Job: Without the pictures, print the lines running from the beginning of the material to the line containing "0.31, 1.21, 2.27]", both ends included.

(Rows from a dataset of charts and code)
────────────────

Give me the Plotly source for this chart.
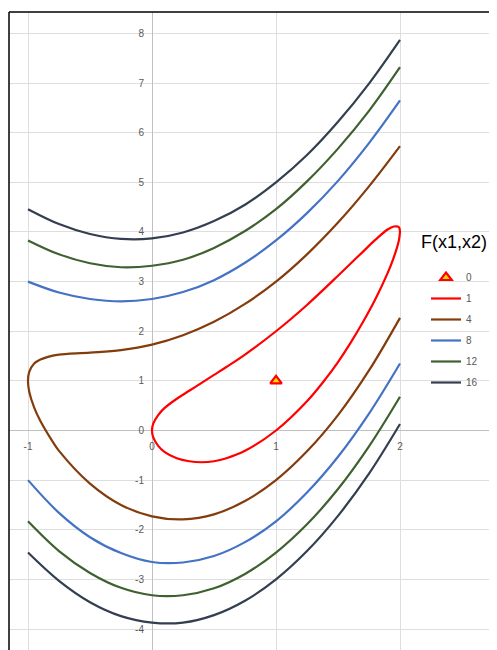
import plotly.graph_objects as go

# ---- data ----
legend_title = "F(x1,x2)"

# minimum point (level 0)
min_x = [1]
min_y = [1]

# level 1 : closed loop
lvl1_x_up = [0, 0.01, 0.05, 0.1, 0.2, 0.3, 0.4, 0.5, 0.6, 0.75, 1, 1.25, 1.4, 1.5, 1.6, 1.7, 1.8, 1.9, 1.95, 1.99, 2]
lvl1_y_up = [0, 0.14, 0.31, 0.45, 0.64, 0.80, 0.96, 1.12, 1.28, 1.53, 2.00, 2.53, 2.88, 3.12, 3.36, 3.60, 3.84, 4.05, 4.11, 4.10, 4.00]
lvl1_x_lo = [2, 1.99, 1.95, 1.9, 1.8, 1.7, 1.6, 1.5, 1.4, 1.25, 1, 0.75, 0.6, 0.5, 0.4, 0.3, 0.2, 0.1, 0.05, 0.01, 0]
lvl1_y_lo = [4.00, 3.82, 3.49, 3.17, 2.64, 2.18, 1.76, 1.38, 1.04, 0.59, 0.00, -0.41, -0.56, -0.62, -0.64, -0.62, -0.56, -0.43, -0.31, -0.14, 0]

# level 4 : one curve turning at x1 = -1
lvl4_x_up = [2, 1.75, 1.5, 1.25, 1, 0.75, 0.5, 0.25, 0, -0.25, -0.5, -0.75, -0.8, -0.9, -0.95, -0.99, -1]
lvl4_y_up = [5.73, 4.92, 4.19, 3.55, 3.00, 2.55, 2.19, 1.92, 1.73, 1.62, 1.57, 1.53, 1.51, 1.43, 1.35, 1.18, 1.00]
lvl4_x_lo = [-0.99, -0.95, -0.9, -0.8, -0.75, -0.5, -0.25, 0, 0.25, 0.5, 0.75, 1, 1.25, 1.5, 1.75, 2]
lvl4_y_lo = [0.78, 0.46, 0.19, -0.23, -0.41, -1.07, -1.50, -1.73, -1.79, -1.69, -1.42, -1.00, -0.42, 0.31, 1.21, 2.27]

# levels 8, 12, 16 : two branches on a common x1 grid
x_grid = [-1, -0.75, -0.5, -0.25, 0, 0.25, 0.5, 0.75, 1, 1.25, 1.5, 1.75, 2]
lvl8_y_up = [3.00, 2.78, 2.65, 2.60, 2.65, 2.79, 3.03, 3.38, 3.83, 4.38, 5.03, 5.79, 6.65]
lvl8_y_lo = [-1.00, -1.66, -2.15, -2.47, -2.65, -2.66, -2.53, -2.25, -1.83, -1.25, -0.53, 0.34, 1.35]
lvl12_y_up = [3.83, 3.55, 3.37, 3.29, 3.32, 3.44, 3.68, 4.02, 4.46, 5.02, 5.68, 6.44, 7.32]
lvl12_y_lo = [-1.83, -2.43, -2.87, -3.17, -3.32, -3.32, -3.18, -2.89, -2.46, -1.89, -1.18, -0.32, 0.68]
lvl16_y_up = [4.46, 4.16, 3.96, 3.86, 3.87, 3.99, 4.22, 4.55, 5.00, 5.55, 6.22, 6.99, 7.87]
lvl16_y_lo = [-2.46, -3.03, -3.46, -3.74, -3.87, -3.87, -3.72, -3.43, -3.00, -2.43, -1.72, -0.87, 0.13]

x_ticks = [-1, 0, 1, 2]
y_ticks = [-4, -3, -2, -1, 0, 1, 2, 3, 4, 5, 6, 7, 8]

# ---- figure ----
XMIN, XMAX = -1.1532, 2.7823
YMIN, YMAX = -4.423, 8.433

fig = go.Figure()

fig.add_trace(go.Scatter(
    x=min_x, y=min_y, mode="markers", name="0", legendgroup="g0",
    marker=dict(symbol="triangle-up", size=10, color="#FFD700",
                line=dict(color="#FF0000", width=2.2)),
))

def add_level(name, xs, ys, color):
    fig.add_trace(go.Scatter(
        x=xs, y=ys, mode="lines", name=name, legendgroup="g" + name,
        line=dict(color=color, width=2.2, shape="spline", smoothing=1.0),
        connectgaps=False,
    ))

add_level("1", lvl1_x_up + lvl1_x_lo, lvl1_y_up + lvl1_y_lo, "#FF0000")
add_level("4", lvl4_x_up + lvl4_x_lo, lvl4_y_up + lvl4_y_lo, "#843C0C")
add_level("8", x_grid + [None] + x_grid, lvl8_y_up + [None] + lvl8_y_lo, "#4472C4")
add_level("12", x_grid + [None] + x_grid, lvl12_y_up + [None] + lvl12_y_lo, "#3F6130")
add_level("16", x_grid + [None] + x_grid, lvl16_y_up + [None] + lvl16_y_lo, "#333F50")

tick_font = dict(family="Liberation Sans, Arial, sans-serif", size=10, color="#595959")

fig.update_layout(
    width=489, height=642,
    margin=dict(l=1, r=0, t=4, b=0),
    paper_bgcolor="white", plot_bgcolor="white",
    showlegend=True,
    legend=dict(
        x=(426 - 9) / 488, xanchor="left",
        y=1 - (255 - 4) / 638, yanchor="top",
        bgcolor="rgba(0,0,0,0)",
        font=tick_font,
        itemwidth=30,
        tracegroupgap=2,
    ),
    annotations=[
        dict(text=legend_title, xref="paper", yref="paper",
             x=(420 - 9) / 488, xanchor="left",
             y=1 - (234 - 4) / 638, yanchor="middle",
             showarrow=False, borderpad=0,
             font=dict(family="Liberation Sans, Arial, sans-serif", size=18, color="#000000")),
    ],
    xaxis=dict(
        range=[XMIN, XMAX], tickvals=x_ticks, ticktext=[str(v) for v in x_ticks],
        showgrid=True, gridcolor="#DEDEDE", gridwidth=1,
        zeroline=True, zerolinecolor="#C0C0C0", zerolinewidth=1,
        showline=False, ticks="", tickfont=tick_font,
        anchor="free", position=(0 - YMIN) / (YMAX - YMIN),
        ticklabelstandoff=8, fixedrange=True,
    ),
    yaxis=dict(
        range=[YMIN, YMAX], tickvals=y_ticks, ticktext=[str(v) for v in y_ticks],
        showgrid=True, gridcolor="#DEDEDE", gridwidth=1,
        zeroline=True, zerolinecolor="#C0C0C0", zerolinewidth=1,
        showline=False, ticks="", tickfont=tick_font,
        anchor="free", position=(0 - XMIN) / (XMAX - XMIN),
        ticklabelstandoff=8, fixedrange=True,
    ),
    shapes=[
        dict(type="line", xref="paper", yref="paper", x0=0, x1=0, y0=0, y1=1,
             line=dict(color="black", width=1.5)),
        dict(type="line", xref="paper", yref="paper", x0=0, x1=1, y0=1, y1=1,
             line=dict(color="black", width=1.5)),
    ],
)

fig.write_html("out.html")
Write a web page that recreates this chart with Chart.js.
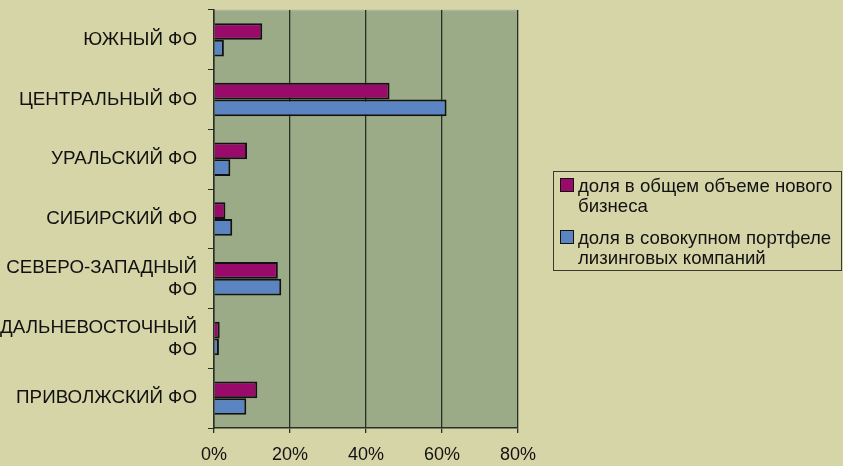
<!DOCTYPE html>
<html>
<head>
<meta charset="utf-8">
<script src="https://cdn.jsdelivr.net/npm/chart.js@4/dist/chart.umd.min.js"></script>
<style>
    body { margin: 0; background: #d6d5a8; font-family: "Liberation Sans", Arial, sans-serif; }
    #wrap { position: relative; width: 843px; height: 466px; overflow: hidden; }
    #legend { position: absolute; left: 553px; top: 171px; width: 289px; height: 100px;
              border: 1px solid #3a3a30; box-sizing: border-box; padding: 4px 0 0 0; }
    .item { position: relative; padding-left: 24px; font-size: 18.6px; line-height: 19.5px; color: #111; margin-bottom: 13px; white-space: nowrap; }
    .box { position: absolute; left: 6px; top: 2px; width: 12px; height: 12px; border: 1px solid #111; }
</style>
</head>
<body>
<div id="wrap">
    <canvas id="chart" width="843" height="466"></canvas>
    <div id="legend"></div>
</div>
<script>
// Chart data
var regions = [
    "ЮЖНЫЙ ФО",
    "ЦЕНТРАЛЬНЫЙ ФО",
    "УРАЛЬСКИЙ ФО",
    "СИБИРСКИЙ ФО",
    ["СЕВЕРО-ЗАПАДНЫЙ", "ФО"],
    ["ДАЛЬНЕВОСТОЧНЫЙ", "ФО"],
    "ПРИВОЛЖСКИЙ ФО"
]
var newBusiness = [12.7, 46.2, 8.7, 3.0, 16.8, 1.5, 11.4]
var portfolio = [2.6, 61.2, 4.3, 4.8, 17.7, 1.3, 8.5]
var seriesNames = [
    ["доля в общем объеме нового", "бизнеса"],
    ["доля в совокупном портфеле", "лизинговых компаний"]
]
var seriesColors = ["#990a6b", "#5b84c2"]
var xTicks = [0, 20, 40, 60, 80]

// Legend (html so the text wraps like the original)
var legendHtml = ""
seriesNames.forEach(function(lines, i) {
    legendHtml += '<div class="item"><span class="box" style="background:' + seriesColors[i] + '"></span>' + lines.join("<br>") + '</div>'
})
document.getElementById("legend").innerHTML = legendHtml

// Green plot background
var plotBg = {
    id: "plotBg",
    beforeDraw: function(chart) {
        var a = chart.chartArea, ctx = chart.ctx
        ctx.save()
        ctx.fillStyle = "#9cab87"
        ctx.fillRect(a.left, a.top, a.right - a.left, a.bottom - a.top)
        ctx.strokeStyle = "#aab498"
        ctx.lineWidth = 1.5
        ctx.beginPath()
        ctx.moveTo(a.left, a.top + 0.5)
        ctx.lineTo(a.right, a.top + 0.5)
        ctx.stroke()
        ctx.restore()
    }
}

var yFont = { family: "'Liberation Sans', Arial, sans-serif", size: 18.8, lineHeight: 1.17 }
var xFont = { family: "'Liberation Sans', Arial, sans-serif", size: 18 }

new Chart(document.getElementById("chart"), {
    type: "bar",
    data: {
        labels: regions,
        datasets: [{
            label: seriesNames[0].join(" "),
            data: newBusiness,
            backgroundColor: seriesColors[0],
            borderColor: "#111",
            borderWidth: 2
        }, {
            label: seriesNames[1].join(" "),
            data: portfolio,
            backgroundColor: seriesColors[1],
            borderColor: "#111",
            borderWidth: 2
        }]
    },
    options: {
        indexAxis: "y",
        responsive: false,
        animation: false,
        layout: { padding: { top: 10, right: 325, left: 0, bottom: 0 } },
        datasets: { bar: { categoryPercentage: 0.56, barPercentage: 1.0 } },
        plugins: { legend: { display: false }, tooltip: { enabled: false } },
        scales: {
            x: {
                min: 0,
                max: 80,
                afterBuildTicks: function(scale) {
                    scale.ticks = xTicks.map(function(v) { return { value: v } })
                },
                afterFit: function(scale) { scale.height = 38 },
                grid: { color: "#273022", lineWidth: 1.3, tickLength: 5, drawTicks: true },
                border: { color: "#273022", width: 1.5 },
                ticks: {
                    color: "#111",
                    font: xFont,
                    padding: 11,
                    callback: function(v) { return v + "%" }
                }
            },
            y: {
                afterFit: function(scale) {
                    scale.width = 214
                    scale.paddingTop = 0
                    scale.paddingBottom = 0
                },
                grid: { drawOnChartArea: false, color: "#273022", tickLength: 6, offset: true },
                border: { color: "#273022", width: 1.5 },
                ticks: { color: "#111", font: yFont, padding: 11 }
            }
        }
    },
    plugins: [plotBg]
})
</script>
</body>
</html>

────────────────

Solution below:
Give me the Plotly source for this chart.
import plotly.graph_objects as go

# ---- data ----
legend_title = "F(x1,x2)"

# minimum point (level 0)
min_x = [1]
min_y = [1]

# level 1 : closed loop
lvl1_x_up = [0, 0.01, 0.05, 0.1, 0.2, 0.3, 0.4, 0.5, 0.6, 0.75, 1, 1.25, 1.4, 1.5, 1.6, 1.7, 1.8, 1.9, 1.95, 1.99, 2]
lvl1_y_up = [0, 0.14, 0.31, 0.45, 0.64, 0.80, 0.96, 1.12, 1.28, 1.53, 2.00, 2.53, 2.88, 3.12, 3.36, 3.60, 3.84, 4.05, 4.11, 4.10, 4.00]
lvl1_x_lo = [2, 1.99, 1.95, 1.9, 1.8, 1.7, 1.6, 1.5, 1.4, 1.25, 1, 0.75, 0.6, 0.5, 0.4, 0.3, 0.2, 0.1, 0.05, 0.01, 0]
lvl1_y_lo = [4.00, 3.82, 3.49, 3.17, 2.64, 2.18, 1.76, 1.38, 1.04, 0.59, 0.00, -0.41, -0.56, -0.62, -0.64, -0.62, -0.56, -0.43, -0.31, -0.14, 0]

# level 4 : one curve turning at x1 = -1
lvl4_x_up = [2, 1.75, 1.5, 1.25, 1, 0.75, 0.5, 0.25, 0, -0.25, -0.5, -0.75, -0.8, -0.9, -0.95, -0.99, -1]
lvl4_y_up = [5.73, 4.92, 4.19, 3.55, 3.00, 2.55, 2.19, 1.92, 1.73, 1.62, 1.57, 1.53, 1.51, 1.43, 1.35, 1.18, 1.00]
lvl4_x_lo = [-0.99, -0.95, -0.9, -0.8, -0.75, -0.5, -0.25, 0, 0.25, 0.5, 0.75, 1, 1.25, 1.5, 1.75, 2]
lvl4_y_lo = [0.78, 0.46, 0.19, -0.23, -0.41, -1.07, -1.50, -1.73, -1.79, -1.69, -1.42, -1.00, -0.42, 0.31, 1.21, 2.27]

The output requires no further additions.